22 July 2011

Kenya: Weak Shilling Cuts Spending on Imports

Delays in placing import orders because of the weak shilling and a declining petroleum bill is improving Kenya's balance of trade.

Latest data from the Central Bank of Kenya shows that the deficit between import bills and export receipts declined to Sh47.6 billion in April, from Sh65.9 billion reported in March, the highest level since 1998.

The value of imports for April was Sh87 billion compared to Sh109 billion in March. Exports declined to Sh39.4 billion in April from Sh43.9 billion in March.

Wild swings in the balance of trade make policy decisions more difficult and cause instability in the shilling exchange rate, affecting business decisions adversely.

"With these changes it is not easy to predict the way forward," said Dr Gerishon Ikiara, a lecturer in international economics at the University of Nairobi.

With the expected importation of maize to meet the current shortfall the balance of trade is expected to take another dip. Dr Ikiara said this could lead to the downward revision of the growth rate.

Kenya's balance of trade has been in the negative with the issue being the gap, which, however, is narrowed by exports and net movement of financial services in favour of the country.

In the month of April machinery and transport equipment imports declined by Sh6.1 billion to Sh22.5 billion as the fuel bill also fell to Sh23.6 billion from Sh30.8 billion in March.

"With a weak shilling prices go up and it is not economical to buy then," said Andrew Franklin of Franklin Management Services.

The number of new vehicle registered reduced to 12,560 in April from 16,497 in March.

The shilling has been on a free fall against international currencies hitting a 17-year low of Sh91.90 while inflation rates have been on an upward trend with the June rate at 14.49 per cent.

Mr Franklin also attributed the decline in importation of machinery to the rise in insurance costs owing to piracy incidents in the high seas.

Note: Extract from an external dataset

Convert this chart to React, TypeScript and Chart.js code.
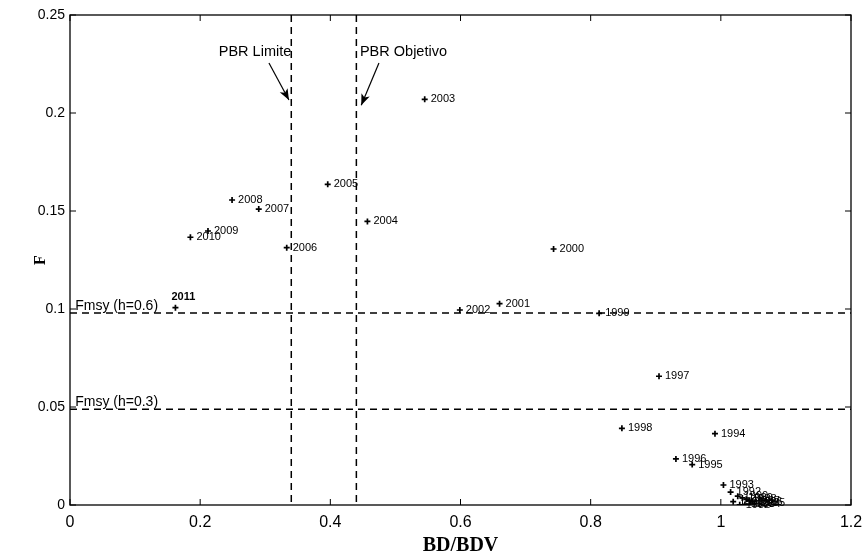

"The cost of piracy brought up the insurance costs which subsequently pushed up taxes forcing some to cancel their orders," he said.

The shrink in the fuel bill is attributed to quantity rather than prices. Lower tonnage orders in April owing partly to a spill over to March from February saw the arrival of a delayed importation of an order by National Oil Corporation of Kenya.

The consignment of 56,500 tonnes (about 66.7 million litres) of diesel was expected on February 19. However, its delay resulted in an emergency order of 45,000 tonnes (about 53.1 million litres), which was discharged on March 20 by Galana Oil.

Speculation over the rising fuel prices at the time also made importers prefer to buy at the March prices rather than wait for April with the then upward trajectory.

A drop in horticultural produce and tea which declined by Sh2.3 billion and Sh2.2 billion affected export values.